▸ DATASET CONTENT
'''
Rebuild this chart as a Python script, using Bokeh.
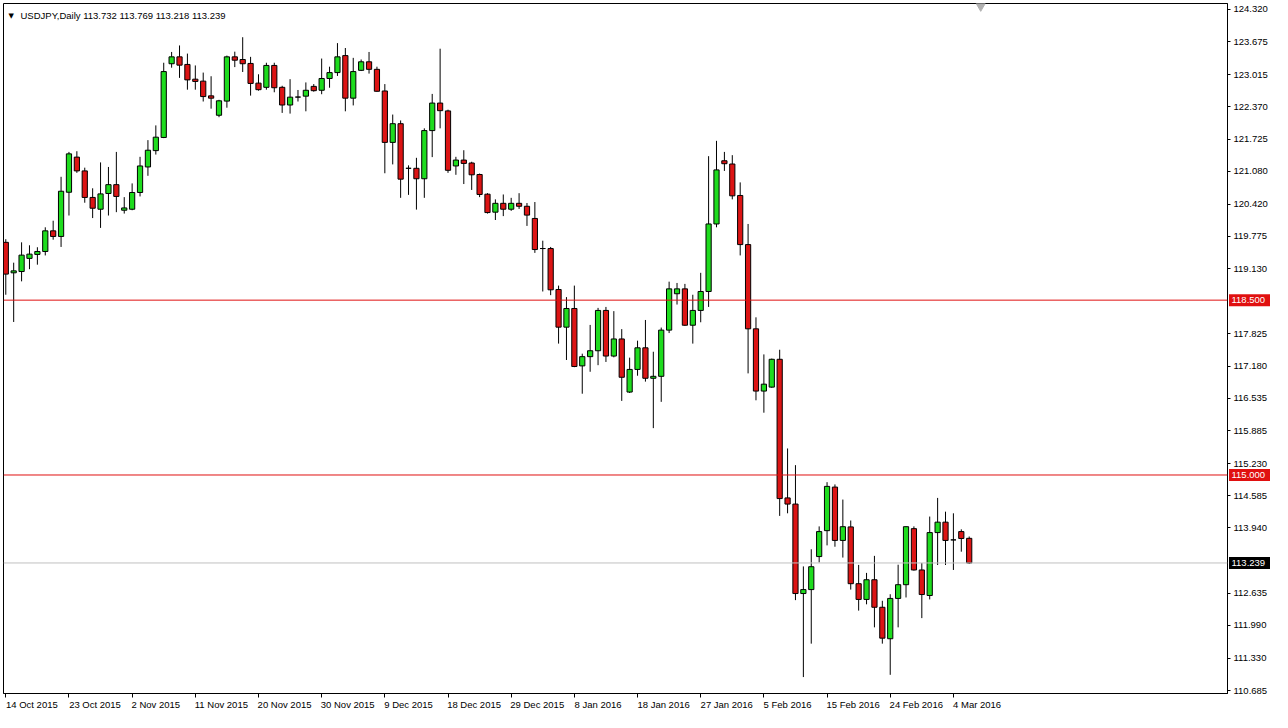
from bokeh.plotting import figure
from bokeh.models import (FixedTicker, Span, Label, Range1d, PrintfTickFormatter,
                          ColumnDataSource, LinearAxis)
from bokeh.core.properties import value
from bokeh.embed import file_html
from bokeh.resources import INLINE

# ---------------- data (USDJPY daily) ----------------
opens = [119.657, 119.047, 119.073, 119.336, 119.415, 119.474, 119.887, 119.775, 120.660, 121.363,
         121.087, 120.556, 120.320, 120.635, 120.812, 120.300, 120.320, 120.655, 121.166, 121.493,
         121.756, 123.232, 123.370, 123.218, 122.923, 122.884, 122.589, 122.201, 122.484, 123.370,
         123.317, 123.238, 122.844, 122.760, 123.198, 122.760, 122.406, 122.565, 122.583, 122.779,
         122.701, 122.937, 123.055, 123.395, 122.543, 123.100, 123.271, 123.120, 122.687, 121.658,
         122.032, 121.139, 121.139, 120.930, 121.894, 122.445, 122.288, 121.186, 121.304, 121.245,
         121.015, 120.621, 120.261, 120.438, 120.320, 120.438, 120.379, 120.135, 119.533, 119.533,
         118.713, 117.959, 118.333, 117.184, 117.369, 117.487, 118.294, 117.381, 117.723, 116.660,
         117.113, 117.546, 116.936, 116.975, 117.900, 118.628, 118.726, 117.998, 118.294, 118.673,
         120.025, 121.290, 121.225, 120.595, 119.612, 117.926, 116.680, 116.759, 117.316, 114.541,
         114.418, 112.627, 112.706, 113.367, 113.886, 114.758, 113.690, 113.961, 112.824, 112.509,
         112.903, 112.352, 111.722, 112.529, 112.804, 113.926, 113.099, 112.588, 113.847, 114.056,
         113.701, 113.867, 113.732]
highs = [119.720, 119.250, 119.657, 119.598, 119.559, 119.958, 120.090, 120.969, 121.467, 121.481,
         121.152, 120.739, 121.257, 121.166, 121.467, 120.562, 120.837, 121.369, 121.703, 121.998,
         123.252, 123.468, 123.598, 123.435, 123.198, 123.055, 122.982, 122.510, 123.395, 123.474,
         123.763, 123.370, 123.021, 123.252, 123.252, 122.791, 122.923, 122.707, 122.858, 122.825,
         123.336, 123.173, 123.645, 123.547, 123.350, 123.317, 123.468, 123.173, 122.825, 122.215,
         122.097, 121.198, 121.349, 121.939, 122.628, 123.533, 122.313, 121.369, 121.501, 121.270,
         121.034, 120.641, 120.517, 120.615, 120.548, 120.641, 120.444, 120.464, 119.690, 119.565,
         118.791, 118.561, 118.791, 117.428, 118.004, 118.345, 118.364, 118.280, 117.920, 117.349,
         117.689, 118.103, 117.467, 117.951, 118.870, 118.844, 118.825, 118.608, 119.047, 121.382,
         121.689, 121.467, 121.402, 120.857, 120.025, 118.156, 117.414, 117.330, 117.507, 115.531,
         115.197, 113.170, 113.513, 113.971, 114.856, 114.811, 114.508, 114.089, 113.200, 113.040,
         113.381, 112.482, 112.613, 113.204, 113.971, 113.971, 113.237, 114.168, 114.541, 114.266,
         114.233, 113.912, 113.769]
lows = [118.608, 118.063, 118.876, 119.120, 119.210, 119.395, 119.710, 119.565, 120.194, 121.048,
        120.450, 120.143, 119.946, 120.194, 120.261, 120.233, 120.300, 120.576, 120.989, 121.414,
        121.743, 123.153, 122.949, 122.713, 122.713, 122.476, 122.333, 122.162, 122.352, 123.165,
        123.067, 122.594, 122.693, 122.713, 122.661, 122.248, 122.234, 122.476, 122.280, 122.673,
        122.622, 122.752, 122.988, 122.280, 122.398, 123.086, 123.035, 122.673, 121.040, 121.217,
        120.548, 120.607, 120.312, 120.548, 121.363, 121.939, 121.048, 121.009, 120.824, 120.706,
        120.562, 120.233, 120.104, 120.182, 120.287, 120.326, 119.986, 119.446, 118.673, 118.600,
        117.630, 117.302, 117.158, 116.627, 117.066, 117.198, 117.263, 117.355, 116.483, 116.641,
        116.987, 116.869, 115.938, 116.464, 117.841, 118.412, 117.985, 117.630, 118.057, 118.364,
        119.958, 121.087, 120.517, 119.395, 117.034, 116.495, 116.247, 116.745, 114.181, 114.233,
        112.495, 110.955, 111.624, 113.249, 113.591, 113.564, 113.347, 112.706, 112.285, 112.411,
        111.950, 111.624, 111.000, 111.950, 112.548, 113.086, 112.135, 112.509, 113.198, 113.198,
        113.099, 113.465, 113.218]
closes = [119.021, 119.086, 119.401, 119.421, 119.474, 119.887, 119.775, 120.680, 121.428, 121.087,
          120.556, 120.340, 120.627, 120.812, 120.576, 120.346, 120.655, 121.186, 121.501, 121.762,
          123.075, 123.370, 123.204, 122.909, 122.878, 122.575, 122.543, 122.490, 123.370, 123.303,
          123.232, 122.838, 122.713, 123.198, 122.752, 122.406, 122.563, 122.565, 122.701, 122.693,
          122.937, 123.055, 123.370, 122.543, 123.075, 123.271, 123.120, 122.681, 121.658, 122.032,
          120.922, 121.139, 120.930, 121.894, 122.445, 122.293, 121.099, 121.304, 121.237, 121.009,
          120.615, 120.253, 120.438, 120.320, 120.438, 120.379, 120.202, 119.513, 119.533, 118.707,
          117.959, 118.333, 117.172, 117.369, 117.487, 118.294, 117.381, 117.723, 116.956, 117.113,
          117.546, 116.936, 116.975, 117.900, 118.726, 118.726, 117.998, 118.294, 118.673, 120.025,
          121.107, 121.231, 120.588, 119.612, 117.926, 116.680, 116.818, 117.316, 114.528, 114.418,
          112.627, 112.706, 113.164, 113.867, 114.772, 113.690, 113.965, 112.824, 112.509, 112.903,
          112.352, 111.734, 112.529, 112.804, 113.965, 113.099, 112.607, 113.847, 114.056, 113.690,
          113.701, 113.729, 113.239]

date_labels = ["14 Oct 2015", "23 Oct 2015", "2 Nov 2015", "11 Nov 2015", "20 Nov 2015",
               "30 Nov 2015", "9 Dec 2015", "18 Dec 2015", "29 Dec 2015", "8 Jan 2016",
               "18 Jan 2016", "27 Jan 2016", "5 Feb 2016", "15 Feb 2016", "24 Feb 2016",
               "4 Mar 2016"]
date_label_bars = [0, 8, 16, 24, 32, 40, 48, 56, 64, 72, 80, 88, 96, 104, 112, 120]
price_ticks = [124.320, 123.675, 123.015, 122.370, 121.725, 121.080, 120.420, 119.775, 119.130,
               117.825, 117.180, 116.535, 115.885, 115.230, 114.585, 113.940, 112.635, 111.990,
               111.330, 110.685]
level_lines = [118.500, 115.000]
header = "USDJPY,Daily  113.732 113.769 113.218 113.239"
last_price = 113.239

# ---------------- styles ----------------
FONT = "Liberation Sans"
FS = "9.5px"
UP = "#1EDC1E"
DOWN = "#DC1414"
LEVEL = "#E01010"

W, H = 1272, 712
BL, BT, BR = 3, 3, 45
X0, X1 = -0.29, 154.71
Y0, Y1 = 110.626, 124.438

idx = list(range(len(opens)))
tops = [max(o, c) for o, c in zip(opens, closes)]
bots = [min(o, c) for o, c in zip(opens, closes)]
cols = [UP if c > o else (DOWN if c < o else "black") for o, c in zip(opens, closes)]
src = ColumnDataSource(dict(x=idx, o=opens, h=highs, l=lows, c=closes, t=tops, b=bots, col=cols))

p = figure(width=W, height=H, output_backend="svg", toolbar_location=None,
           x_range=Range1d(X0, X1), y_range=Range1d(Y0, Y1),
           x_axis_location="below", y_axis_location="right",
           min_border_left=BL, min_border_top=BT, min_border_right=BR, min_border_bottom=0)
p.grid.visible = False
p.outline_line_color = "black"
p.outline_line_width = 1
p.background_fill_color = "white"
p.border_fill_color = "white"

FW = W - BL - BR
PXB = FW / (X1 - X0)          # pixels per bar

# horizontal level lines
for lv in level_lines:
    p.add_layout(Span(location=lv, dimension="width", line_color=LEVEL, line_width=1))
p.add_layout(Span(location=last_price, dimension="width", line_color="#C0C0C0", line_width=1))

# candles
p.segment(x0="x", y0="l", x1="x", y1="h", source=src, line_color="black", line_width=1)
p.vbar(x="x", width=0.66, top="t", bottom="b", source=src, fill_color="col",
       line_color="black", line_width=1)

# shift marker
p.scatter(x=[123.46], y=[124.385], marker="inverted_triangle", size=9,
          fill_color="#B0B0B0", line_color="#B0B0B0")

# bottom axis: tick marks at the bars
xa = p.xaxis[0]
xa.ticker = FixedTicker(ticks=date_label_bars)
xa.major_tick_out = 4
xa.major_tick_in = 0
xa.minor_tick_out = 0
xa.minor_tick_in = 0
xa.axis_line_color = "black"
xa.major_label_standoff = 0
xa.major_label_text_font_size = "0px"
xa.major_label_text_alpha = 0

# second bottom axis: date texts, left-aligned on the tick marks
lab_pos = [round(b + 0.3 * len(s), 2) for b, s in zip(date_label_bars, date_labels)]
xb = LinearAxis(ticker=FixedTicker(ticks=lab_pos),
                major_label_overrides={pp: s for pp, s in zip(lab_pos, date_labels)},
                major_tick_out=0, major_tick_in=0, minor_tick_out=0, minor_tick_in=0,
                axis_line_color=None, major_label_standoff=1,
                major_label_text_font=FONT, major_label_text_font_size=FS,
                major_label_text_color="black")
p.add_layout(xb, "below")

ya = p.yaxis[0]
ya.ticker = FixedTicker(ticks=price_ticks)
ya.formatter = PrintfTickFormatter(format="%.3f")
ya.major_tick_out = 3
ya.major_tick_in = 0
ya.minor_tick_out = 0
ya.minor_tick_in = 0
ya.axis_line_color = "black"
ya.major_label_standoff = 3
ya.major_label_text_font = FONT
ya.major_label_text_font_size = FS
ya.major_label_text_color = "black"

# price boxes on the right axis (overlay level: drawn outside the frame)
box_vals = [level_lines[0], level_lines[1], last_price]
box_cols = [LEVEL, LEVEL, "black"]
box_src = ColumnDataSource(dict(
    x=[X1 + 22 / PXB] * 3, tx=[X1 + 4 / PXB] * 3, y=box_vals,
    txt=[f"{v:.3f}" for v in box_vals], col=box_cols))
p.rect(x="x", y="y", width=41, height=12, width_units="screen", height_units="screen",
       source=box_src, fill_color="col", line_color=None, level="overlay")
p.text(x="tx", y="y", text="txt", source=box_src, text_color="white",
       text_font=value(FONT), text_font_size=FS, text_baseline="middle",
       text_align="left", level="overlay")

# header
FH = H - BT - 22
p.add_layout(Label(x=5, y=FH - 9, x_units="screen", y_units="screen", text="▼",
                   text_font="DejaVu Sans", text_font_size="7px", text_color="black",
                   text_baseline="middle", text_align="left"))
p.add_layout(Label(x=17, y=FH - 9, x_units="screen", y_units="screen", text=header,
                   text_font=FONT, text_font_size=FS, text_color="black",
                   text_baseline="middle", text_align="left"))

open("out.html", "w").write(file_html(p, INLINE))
'''
▸ SET EXERCISE
Give back exactly the lines from the first line of the data through the line with "from bokeh.resources import INLINE", pictures excluded.

▸ TASK ANSWER
Rebuild this chart as a Python script, using Bokeh.
from bokeh.plotting import figure
from bokeh.models import (FixedTicker, Span, Label, Range1d, PrintfTickFormatter,
                          ColumnDataSource, LinearAxis)
from bokeh.core.properties import value
from bokeh.embed import file_html
from bokeh.resources import INLINE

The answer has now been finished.